Likewise, for Kathleen Jamie, the writing, the thinking becomes a happening-in-between, a happening-alongside:
Between the laundry and the fetching kids from school, that’s how birds enter my life. I listen. During a lull in traffic, oyster catchers. In the school playground, sparrows.
Being mother is the invisible scaffold to many of the texts in Sightlines and Findings, and in the moments that scaffolding show through it revises, or reshapes the sense of the text itself, revealing just how her ecological writings are pinioned by a maternal subject seeing perceiving the world. This trope is most insistent in ‘Light’ where a passage on the change of seasons, and the changing light is shot through with the cry of a child outside – “She makes a call poised just between play and fear” – turning it into a suggestive shard of reflection on the liminal instant being child, becoming teenager: “Filaments and metallic ribbons of wind-blown light, just for an hour, but enough.”

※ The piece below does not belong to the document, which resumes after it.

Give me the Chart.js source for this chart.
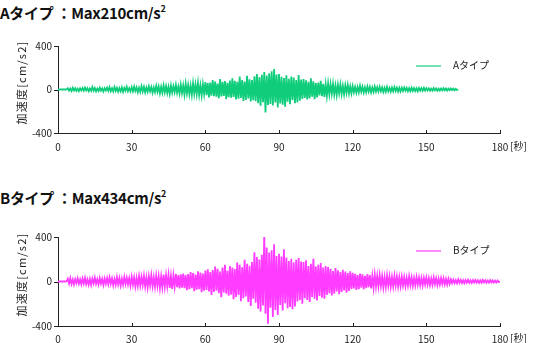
<!DOCTYPE html>
<html lang="ja">
<head>
<meta charset="utf-8">
<script src="https://cdn.jsdelivr.net/npm/chart.js@4.4.1/dist/chart.umd.min.js"></script>
<style>
  html, body { margin: 0; padding: 0; background: #fff; }
  body { width: 533px; height: 343px; position: relative; overflow: hidden; font-family: "Noto Sans CJK JP", "Noto Sans", sans-serif; }
  .ttl { position: absolute; left: 0; font-weight: bold; font-size: 15px; color: #111; white-space: nowrap; line-height: 1; letter-spacing: -0.3px; }
  .ttl sup { font-size: 9px; vertical-align: 7px; }
  .box { position: absolute; left: 0; width: 533px; }
  .box canvas { display: block; }
</style>
</head>
<body>
<div class="ttl" style="top:4px">Aタイプ ：Max210cm/s<sup>2</sup></div>
<div class="box" style="top:30px;height:130px"><canvas id="chartA"></canvas></div>
<div class="ttl" style="top:189px">Bタイプ ：Max434cm/s<sup>2</sup></div>
<div class="box" style="top:220px;height:123px"><canvas id="chartB"></canvas></div>
<script>
// sampling interval of the records (seconds)
const SAMPLE_STEP = 0.5;

const xTicks = [0, 30, 60, 90, 120, 150, 180];
const yTicks = [-400, 0, 400];

// Aタイプ acceleration [cm/s2], 0 - 163 s
const accelA = [
  0, 0, 0, 0, 0, 0, 0, 1, 12, -10, 8, -14, 16, -9, 11, -13, 7, -15, 10, -8,
  14, -11, 18, -9, 12, -16, 9, -12, 22, -10, 13, -17, 8, -14, 16, -11, 10, -19, 12, -9,
  17, -13, 21, -15, 11, -18, 24, -12, 15, -20, 13, -16, 19, -22, 14, -11, 26, -15, 12, -18,
  21, -17, 28, -14, 19, -25, 16, -22, 31, -18, 24, -27, 17, -21, 29, -16, 22, -30, 18, -24,
  33, -22, 27, -35, 24, -29, 38, -26, 31, -33, 25, -40, 36, -28, 30, -24, 42, -31, 27, -36,
  45, -33, 38, -47, 52, -36, 41, -44, 35, -50, 57, -39, 46, -42, 61, -48, 37, -55, 49, -41,
  68, -52, 59, -74, 63, -57, 86, -61, 72, -66, 55, -81, 97, -64, 70, -58, 77, -88, 62, -70,
  83, -75, 102, -68, 79, -92, 71, -85, 118, -77, 88, -105, 74, -96, 125, -82, 93, -110, 86, -99,
  121, -108, 143, -126, 112, -150, 135, -118, 160, -212, 128, -142, 150, -133, 168, -147, 188, -120, 138, -165,
  142, -128, 116, -140, 105, -158, 130, -112, 98, -135, 120, -95, 110, -125, 88, -118, 132, -102, 92, -86,
  96, -78, 84, -92, 70, -81, 102, -66, 75, -88, 58, -72, 64, -55, 80, -61, 52, -68, 47, -58,
  55, -44, 48, -39, 52, -46, 37, -50, 43, -35, 46, -41, 33, -45, 38, -30, 42, -36, 29, -34,
  31, -26, 24, -29, 22, -27, 33, -21, 25, -28, 19, -24, 27, -20, 23, -26, 18, -22, 26, -19,
  21, -18, 24, -15, 19, -22, 16, -20, 23, -17, 14, -21, 18, -16, 22, -13, 17, -19, 15, -18,
  16, -13, 18, -11, 14, -16, 12, -15, 17, -12, 13, -14, 11, -16, 15, -10, 13, -12, 16, -11,
  12, -9, 10, -11, 8, -10, 13, -8, 9, -11, 7, -9, 10, -8, 11, -7, 9, -10, 8, -7,
  9, -6, 7, -8, 6, -5, 0
];

// Bタイプ acceleration [cm/s2], 0 - 180 s
const accelB = [
  0, 0, 0, 0, 0, 0, 0, 2, 24, -18, 30, -22, 17, -27, 21, -15, 28, -20, 19, -25,
  26, -19, 32, -23, 18, -28, 22, -30, 25, -17, 34, -21, 20, -26, 29, -18, 23, -31, 27, -20,
  30, -24, 36, -20, 27, -33, 22, -29, 38, -25, 31, -35, 24, -28, 40, -22, 33, -27, 29, -37,
  41, -30, 36, -45, 33, -39, 48, -35, 42, -31, 50, -44, 37, -52, 45, -34, 55, -41, 38, -47,
  52, -40, 47, -58, 44, -50, 63, -46, 55, -42, 60, -57, 48, -66, 53, -45, 70, -51, 58, -62,
  65, -55, 72, -61, 58, -78, 66, -70, 84, -59, 75, -88, 63, -74, 92, -68, 80, -95, 71, -83,
  98, -76, 110, -89, 85, -120, 102, -94, 135, -82, 115, -105, 90, -142, 125, -98, 150, -110, 96, -128,
  140, -118, 125, -160, 112, -138, 170, -122, 150, -178, 128, -150, 195, -135, 160, -185, 142, -220, 175, -155,
  262, -190, 220, -245, 198, -270, 240, -215, 434, -290, 305, -380, 260, -235, 280, -320, 335, -255, 230, -300,
  250, -210, 225, -260, 290, -195, 215, -240, 185, -230, 205, -250, 170, -225, 195, -180, 210, -165, 180, -200,
  175, -150, 190, -165, 140, -185, 160, -140, 205, -155, 135, -170, 150, -130, 165, -145, 125, -155, 140, -120,
  130, -105, 115, -125, 95, -110, 120, -90, 100, -115, 85, -95, 105, -80, 90, -100, 75, -85, 92, -70,
  78, -62, 70, -75, 58, -68, 72, -55, 64, -70, 52, -60, 66, -50, 58, -63, 48, -55, 60, -45,
  50, -44, 55, -40, 46, -52, 41, -48, 53, -38, 44, -47, 39, -43, 49, -36, 42, -45, 38, -41,
  42, -35, 38, -40, 33, -37, 45, -30, 36, -39, 31, -34, 40, -28, 35, -33, 30, -36, 32, -27,
  34, -28, 30, -32, 26, -30, 35, -24, 28, -31, 25, -27, 30, -22, 27, -25, 22, -26, 24, -20,
  18, -14, 16, -15, 12, -16, 20, -11, 14, -13, 11, -15, 13, -10, 15, -12, 10, -13, 12, -9,
  13, -10, 11, -12, 9, -11, 14, -8, 10, -11, 8, -10, 12, -7, 9, -10, 7, -9, 8, -6,
  0
];

const FONT = '"Noto Sans CJK JP", "Noto Sans", sans-serif';
const AXIS_COLOR = '#222';

// axis tick marks, axis titles and line legend drawn on top of the chart
const decorPlugin = {
  id: 'decor',
  afterDraw(chart, args, opts) {
    const ctx = chart.ctx;
    const xs = chart.scales.x;
    const ys = chart.scales.y;
    const area = chart.chartArea;
    ctx.save();
    ctx.strokeStyle = AXIS_COLOR;
    ctx.lineWidth = 1;
    ctx.beginPath();
    xTicks.forEach(v => {
      if (v === 0) return;
      const px = Math.round(xs.getPixelForValue(v)) + 0.5;
      ctx.moveTo(px, area.bottom);
      ctx.lineTo(px, area.bottom - 3);
    });
    yTicks.forEach(v => {
      const py = Math.round(ys.getPixelForValue(v)) + 0.5;
      ctx.moveTo(area.left, py);
      ctx.lineTo(area.left - 4, py);
    });
    ctx.stroke();

    ctx.fillStyle = '#222';
    ctx.font = '10px ' + FONT;
    ctx.textBaseline = 'middle';
    ctx.textAlign = 'left';
    ctx.fillText('[秒]', xs.getPixelForValue(180) + 10, area.bottom + opts.unitDy);

    // vertical axis title
    ctx.save();
    ctx.translate(22, ys.getPixelForValue(0) - 7);
    ctx.rotate(-Math.PI / 2);
    ctx.textAlign = 'center';
    ctx.font = '11px ' + FONT;
    ctx.letterSpacing = '1.2px';
    ctx.fillText('加速度[cm/s2]', 0, 0);
    ctx.restore();

    // legend
    const ds = chart.data.datasets[0];
    ctx.strokeStyle = ds.borderColor;
    ctx.lineWidth = 1.2;
    ctx.beginPath();
    ctx.moveTo(opts.legendX, opts.legendY);
    ctx.lineTo(opts.legendX + 25, opts.legendY);
    ctx.stroke();
    ctx.fillText(ds.label, opts.legendX + 37, opts.legendY - 1);
    ctx.restore();
  }
};

function makeChart(canvasId, values, label, color, geo) {
  const points = values.map((v, i) => ({ x: i * SAMPLE_STEP, y: v }));
  return new Chart(document.getElementById(canvasId), {
    type: 'line',
    data: {
      datasets: [{
        label: label,
        data: points,
        borderColor: color,
        borderWidth: 1.8,
        borderJoinStyle: 'miter',
        pointRadius: 0,
        tension: 0,
        fill: false
      }]
    },
    options: {
      responsive: true,
      maintainAspectRatio: false,
      animation: false,
      events: [],
      layout: { padding: { top: geo.top, right: 33, left: 0, bottom: 0 } },
      plugins: {
        legend: { display: false },
        tooltip: { enabled: false },
        decor: { legendX: 416, legendY: geo.legendY, unitDy: geo.unitDy }
      },
      scales: {
        x: {
          type: 'linear',
          min: 0,
          max: 180,
          afterBuildTicks: s => { s.ticks = xTicks.map(v => ({ value: v })); },
          afterFit: s => { s.height = geo.xHeight; },
          grid: { display: false, drawTicks: false },
          border: { display: true, color: AXIS_COLOR, width: 1 },
          ticks: { color: '#222', font: { size: 10, family: FONT }, padding: geo.xPad, maxRotation: 0 }
        },
        y: {
          min: -400,
          max: 400,
          afterBuildTicks: s => { s.ticks = yTicks.map(v => ({ value: v })); },
          afterFit: s => { s.width = 58; },
          grid: { display: false, drawTicks: false },
          border: { display: true, color: AXIS_COLOR, width: 1 },
          ticks: { color: '#222', font: { size: 10, family: FONT }, padding: 6 }
        }
      }
    },
    plugins: [decorPlugin]
  });
}

makeChart('chartA', accelA, 'Aタイプ', '#10cd7c', { top: 16, xHeight: 27, xPad: 8, legendY: 36, unitDy: 13 });
makeChart('chartB', accelB, 'Bタイプ', '#ff3cff', { top: 17, xHeight: 17, xPad: 7, legendY: 31, unitDy: 12 });
</script>
</body>
</html>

In Sightlines, Sort of Books, 2012

‘Milk’ by Doireann Ní Ghríofa

A taxonomy of the everyday of motherhood (“feed the boys, wave my husband to work, fill the dishwasher, pick up toys, clean spills, glance at the clock…”) makes its focus the milk, the story is ensconced in the hours spent in breastfeeding and expressing milk. Testifying both to the day-to-day tasks and to the absorption with these tasks, it is mimetic, but mimesis doesn’t mean not sublime, and not winding. It has all the tropes of the short story: narrative arc, foreshadowing, characterisation, rise and fall of tension and it is also the most searingly moving and acute rendering of motherhood, and the very precariousness of being a mother, that I have read.
If I am washing dishes, everything must be fine. If I am scrubbing scrambled egg from a pot, everything must be fine. … If I stay home and hang the clothes on the line, that means everything is normal, doesn’t it?